Homemade graham cracker, dark chocolate ganache, toasted homemade marshmallow
For the graham crackers
2 ¼ cups all purpose flour
1 tablespoon whole wheat flour
1 cup brown sugar
1 teaspoon baking soda
1 teaspoon salt
¼ pound butter, chilled and cut into small cubes
2 tablespoons molasses
3 tablespoons honey
¼ cup milk
1 tablespoon vanilla extract
cinnamon sugar (1/2 cup sugar + 1 tablespoon cinnamon)
Combine all the dry ingredients except the cinnamon sugar. Work the butter into the dry ingredients to form a coarse meal. Combine the wet ingredients and add to the dough. Mix to combine. Flatten out the dough, wrap in plastic and chill until the dough firms up. Dust a work surface with flour and roll the dough out to 1/8” thick sheet, dusting with extra flour as needed. Chill the sheet of dough. Cut into squares and dock the dough with a fork. Sprinkle with cinnamon sugar.
Oil tartlet molds and form the graham cracker dough into them. Bake at 325 for 20 minutes. When cool, remove the shells from the molds.
Vanilla Marshmallow Layer
Couldn't be Parve
1/4 cup + 1 tablespoons (2.5 oz) cold water
2 teaspoons pure vanilla extract
1 1/2 tablespoons powdered gelatin
6 tablespoons (3 oz) cold water
10 tablespoons corn syrup
pinch of salt
3/4 cups granulated sugar
Combine the first three ingredients in a medium bowl and whisk until well blended and smooth. Set aside.
Combine second quantity of water, corn syrup, salt and sugar in a 4-quart saucepan and place over medium heat. When the mixture comes to a boil brush down the sides of the pan above the upper surface of the syrup with a clean, moistened pastry brush or paper towel to dissolve any remaining sugar crystals. Do not stir the syrup once it comes to a boil.
Place a candy or instant read thermometer into the syrup and continue to cook, without stirring, until syrup reaches 248F. Remove pan from heat and carefully stir in gelatin mixture.

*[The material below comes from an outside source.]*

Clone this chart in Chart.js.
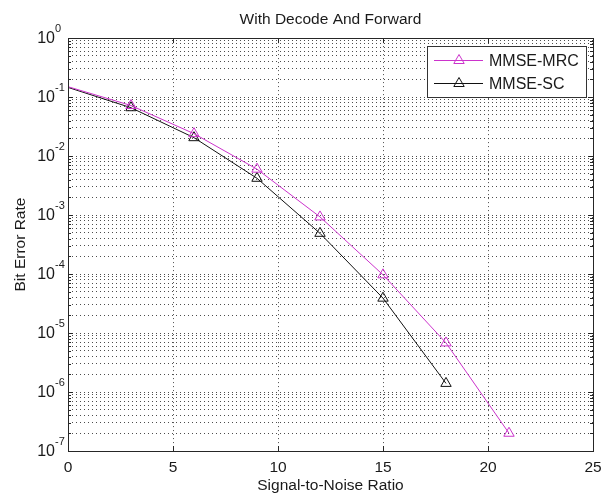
<!DOCTYPE html>
<html lang="en">
<head>
  <meta charset="UTF-8">
  <title>With Decode And Forward</title>
  <script src="https://cdn.jsdelivr.net/npm/chart.js"></script>
  <style>
    body { margin: 0; background: #fff; }
    canvas { display: block; background: #fff; }
  </style>
</head>
<body>
  <canvas id="berChart" width="601" height="495"></canvas>
  <script>
    // values (BER against SNR, log y axis)
    const snrMRC = [0, 3, 6, 9, 12, 15, 18, 21];
    const berMRC = [0.15, 0.072, 0.024, 0.006, 0.00093, 0.000097, 0.0000068, 0.0000002];
    const snrSC = [0, 3, 6, 9, 12, 15, 18];
    const berSC = [0.146, 0.066, 0.0205, 0.0042, 0.00049, 0.000039, 0.0000014];

    const xTicks = [0, 5, 10, 15, 20, 25];
    const yExponents = [-7, -6, -5, -4, -3, -2, -1, 0];

    const FONT = "'Liberation Sans', Arial, sans-serif";
    const TEXT = '#1a1a1a';

    // every 1..9 x 10^n line, like matlab's minor grid
    const yGrid = [];
    yExponents.forEach(e => {
      if (e === 0) { yGrid.push(1); return; }
      for (let m = 1; m <= 9; m++) yGrid.push(m * Math.pow(10, e));
    });

    function isDecade(v) {
      const l = Math.log10(v);
      return Math.abs(l - Math.round(l)) < 1e-9;
    }

    function toPoints(xs, ys) {
      return xs.map((x, i) => ({ x: x, y: ys[i] }));
    }

    // box, inward ticks, 10^n labels and the legend drawn matlab style
    const matlabAxes = {
      id: 'matlabAxes',
      afterDraw(chart) {
        const ctx = chart.ctx;
        const area = chart.chartArea;
        const xs = chart.scales.x, ys = chart.scales.y;
        ctx.save();
        ctx.strokeStyle = '#262626';
        ctx.lineWidth = 1;
        ctx.beginPath();
        xTicks.forEach(v => {
          const px = Math.round(xs.getPixelForValue(v)) + 0.5;
          ctx.moveTo(px, area.bottom); ctx.lineTo(px, area.bottom - 5);
          ctx.moveTo(px, area.top); ctx.lineTo(px, area.top + 5);
        });
        ys.ticks.forEach(t => {
          const py = Math.round(ys.getPixelForValue(t.value)) + 0.5;
          const len = isDecade(t.value) ? 5 : 3;
          ctx.moveTo(area.left, py); ctx.lineTo(area.left + len, py);
          ctx.moveTo(area.right, py); ctx.lineTo(area.right - len, py);
        });
        ctx.stroke();
        ctx.strokeRect(Math.round(area.left) + 0.5, Math.round(area.top) + 0.5,
          Math.round(area.right - area.left), Math.round(area.bottom - area.top));

        // y tick labels with raised exponent
        ctx.fillStyle = TEXT;
        ctx.textBaseline = 'alphabetic';
        yExponents.forEach(e => {
          const py = ys.getPixelForValue(Math.pow(10, e));
          ctx.font = '16px ' + FONT;
          ctx.textAlign = 'right';
          ctx.fillText('10', area.left - 13, py + 5);
          ctx.font = '11px ' + FONT;
          ctx.textAlign = 'left';
          ctx.fillText(String(e), area.left - 13, py - 6);
        });

        // legend box in the top right corner
        const lx = Math.round(area.right) - 166, ly = Math.round(area.top) + 8;
        const lw = 159, lh = 51;
        ctx.fillStyle = '#fff';
        ctx.fillRect(lx, ly, lw, lh);
        ctx.strokeStyle = '#333';
        ctx.strokeRect(lx + 0.5, ly + 0.5, lw, lh);
        chart.data.datasets.forEach((ds, i) => {
          const cy = ly + 14.5 + i * 23;
          ctx.strokeStyle = ds.borderColor;
          ctx.beginPath();
          ctx.moveTo(lx + 7, cy); ctx.lineTo(lx + 56, cy);
          ctx.stroke();
          ctx.fillStyle = 'rgba(0,0,0,0)';
          Chart.helpers.drawPoint(ctx, { pointStyle: 'triangle', radius: 6, rotation: 0, borderWidth: 1 }, lx + 32, cy);
          ctx.fillStyle = TEXT;
          ctx.font = '16px ' + FONT;
          ctx.textAlign = 'left';
          ctx.textBaseline = 'middle';
          ctx.fillText(ds.label, lx + 62, cy + 1);
        });
        ctx.restore();
      }
    };

    const gridStyle = {
      color: '#4d4d4d',
      lineWidth: 1,
      drawTicks: false
    };

    new Chart(document.getElementById('berChart'), {
      type: 'line',
      data: {
        datasets: [{
          label: 'MMSE-MRC',
          data: toPoints(snrMRC, berMRC),
          borderColor: '#cc33cc',
          backgroundColor: 'rgba(0,0,0,0)',
          borderWidth: 1,
          pointStyle: 'triangle',
          pointRadius: snrMRC.map(x => x === 0 ? 0 : 6),
          pointBorderWidth: 1,
          pointBorderColor: '#cc33cc',
          pointBackgroundColor: 'rgba(0,0,0,0)',
          tension: 0
        }, {
          label: 'MMSE-SC',
          data: toPoints(snrSC, berSC),
          borderColor: '#111',
          backgroundColor: 'rgba(0,0,0,0)',
          borderWidth: 1,
          pointStyle: 'triangle',
          pointRadius: snrSC.map(x => x === 0 ? 0 : 6),
          pointBorderWidth: 1,
          pointBorderColor: '#111',
          pointBackgroundColor: 'rgba(0,0,0,0)',
          tension: 0
        }]
      },
      options: {
        responsive: false,
        animation: false,
        layout: { padding: { left: 0, right: 8, top: 0, bottom: 0 } },
        plugins: {
          legend: { display: false },
          tooltip: { enabled: false },
          title: {
            display: true,
            text: 'With Decode And Forward',
            fullSize: false,
            color: TEXT,
            font: { family: FONT, size: 15.5, weight: 'normal' },
            padding: { top: 10, bottom: 9.5 }
          }
        },
        scales: {
          x: {
            type: 'linear',
            min: 0,
            max: 25,
            afterBuildTicks: scale => { scale.ticks = xTicks.map(v => ({ value: v })); },
            afterFit: scale => {
              scale.height = 44;
              scale.paddingLeft = 0;
              scale.paddingRight = 0;
            },
            grid: Object.assign({ borderDash: [1, 3] }, gridStyle),
            border: { display: false, dash: [1, 3] },
            ticks: { color: TEXT, padding: 7, font: { family: FONT, size: 15.5 } },
            title: {
              display: true,
              text: 'Signal-to-Noise Ratio',
              color: TEXT,
              font: { family: FONT, size: 15.5 },
              padding: { top: 0, bottom: 0 }
            }
          },
          y: {
            type: 'logarithmic',
            min: 1e-7,
            max: 1,
            afterBuildTicks: scale => { scale.ticks = yGrid.map(v => ({ value: v })); },
            afterFit: scale => { scale.width = 68; },
            grid: gridStyle,
            border: { display: false, dash: [1, 3] },
            ticks: { display: false },
            title: {
              display: true,
              text: 'Bit Error Rate',
              color: TEXT,
              font: { family: FONT, size: 15.5 },
              padding: { top: 11, bottom: 0 }
            }
          }
        }
      },
      plugins: [matlabAxes]
    });
  </script>
</body>
</html>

Pour the mixture into the bowl of an electric stand mixer fitted with the whisk attachment. Starting at medium speed gradually increase the mixer speed to high. While the mixture is beating remove the tart with the ganache from the refrigerator. Beat the mixture for 10-12 minutes. When done it should look white and fluffy and the bowl will no longer be hot to the touch.

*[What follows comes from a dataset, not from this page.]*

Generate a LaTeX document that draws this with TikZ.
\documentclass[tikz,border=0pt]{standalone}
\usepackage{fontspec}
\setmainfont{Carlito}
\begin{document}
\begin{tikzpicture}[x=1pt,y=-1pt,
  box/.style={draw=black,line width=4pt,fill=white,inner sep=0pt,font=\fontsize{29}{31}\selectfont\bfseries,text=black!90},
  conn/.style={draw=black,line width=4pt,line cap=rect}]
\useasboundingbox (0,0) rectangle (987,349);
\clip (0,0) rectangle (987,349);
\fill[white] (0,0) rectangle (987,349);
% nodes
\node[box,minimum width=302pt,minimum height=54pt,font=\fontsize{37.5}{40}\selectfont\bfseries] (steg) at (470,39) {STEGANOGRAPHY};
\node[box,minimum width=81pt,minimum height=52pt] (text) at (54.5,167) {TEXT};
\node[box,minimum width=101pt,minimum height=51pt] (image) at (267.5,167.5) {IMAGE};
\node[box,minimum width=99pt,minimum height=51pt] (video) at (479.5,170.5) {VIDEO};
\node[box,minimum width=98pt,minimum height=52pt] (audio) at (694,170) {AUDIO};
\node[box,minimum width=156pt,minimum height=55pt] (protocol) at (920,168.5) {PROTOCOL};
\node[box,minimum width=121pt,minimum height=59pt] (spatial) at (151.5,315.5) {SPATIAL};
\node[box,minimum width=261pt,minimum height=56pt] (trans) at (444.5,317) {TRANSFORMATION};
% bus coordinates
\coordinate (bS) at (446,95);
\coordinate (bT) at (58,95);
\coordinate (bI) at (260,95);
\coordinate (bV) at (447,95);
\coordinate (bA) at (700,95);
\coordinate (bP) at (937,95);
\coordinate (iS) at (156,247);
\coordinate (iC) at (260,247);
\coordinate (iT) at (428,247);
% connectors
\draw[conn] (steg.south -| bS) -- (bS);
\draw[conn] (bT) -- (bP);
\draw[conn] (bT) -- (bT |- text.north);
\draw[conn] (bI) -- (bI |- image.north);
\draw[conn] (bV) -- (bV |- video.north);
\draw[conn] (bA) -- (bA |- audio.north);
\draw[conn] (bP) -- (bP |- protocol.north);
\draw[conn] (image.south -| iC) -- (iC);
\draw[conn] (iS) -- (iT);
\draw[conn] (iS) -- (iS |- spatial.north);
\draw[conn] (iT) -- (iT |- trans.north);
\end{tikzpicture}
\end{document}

Using a wet spatula scrape mixture into prepared pan on top of ganache. Spread into a smooth even layer using a wet spatula (or well moistened hands). Set tart aside, uncovered, at room temperature for at least 4 hours or over night. (As a warning, this marshmallow is SUPER sticky. I couldn’t pipe it at all. I ended up using a spoon to individually portion out the marshmallow.)
If desired, toast top of the tart with a kitchen torch or broiler. Press up on bottom of pan to release tart from the pan. If using the broiler let the tart sit for a little while before removing from the pan and cutting to allow time for the ganache to re-harden.
Chocolate Ganache Layer
8 oz heavy cream
8 of baking chocolate (Ghiradelli dark chips or Hersheys Semi-Sweet Morsels)
Place chocolate in bowl. Heat cream butter and sugar in small pan. Once cream is barely simmering, pour over chocolate and allow it to sit for 5 minutes. Wisk until smooth.
Fill the shells with ganache, top with marshmallow and let sit overnight to set. If you're like me and don't have a kitchen torch, put them under the broiler for 30-45 seconds until slightly toasted. Make sure they get a chance to cool to room temperature before serving or else you'll get a melty, sticky mess.